Buy-to-let mortgages become cheaper in the UK
One of the first signs positive signs in the field of buy-to-let mortgages appeared today, when some of the largest building societies and lending institutions announced that they would lower their mortgage rates for landlords and investors. In some cases, lending rates fell by as much as 0.5 percent, with the Nationwide Building Society reducing both their fixed lending rate, as well as their tracker mortgages. Once this development made headlines in the buy-to-let sector, the Mortgage Works followed the lead and announced that their new two year fixed rate would fall to 5.29 percent APR, or 4.39 percent in the case of eighteen month agreements at a 60 percent loan to value (LTV).
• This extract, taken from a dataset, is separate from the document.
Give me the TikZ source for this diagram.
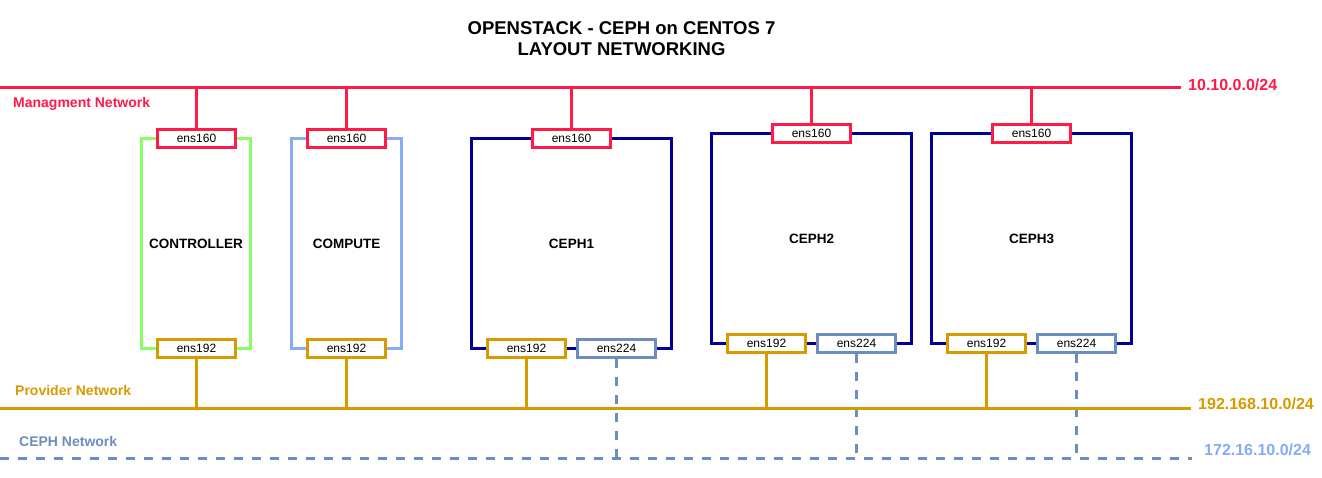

Lower rates represent the first positive news when it comes to the buy-to-let loans market in a long time. Lending conditions have remained tight for more than a year and the number of available mortgage products has decreased noticeably over the past 24 months. Many Britons with a stake in the buy-to-let sector were also concerned by the fact that mortgage lending rates remained relatively high, even as the Bank of England decreased its base rate to record lows and as interest levels for regular home mortgages declined.
Yet the good news surrounding buy-to-let loans could not have come at a better time. For the first time in nearly a year, property prices are once again rising; especially in the case of flats located in major city centres. The housing and rental sectors may finally rebound, as lending institutions offer more competitive rates and as real estate values show signs of recovery.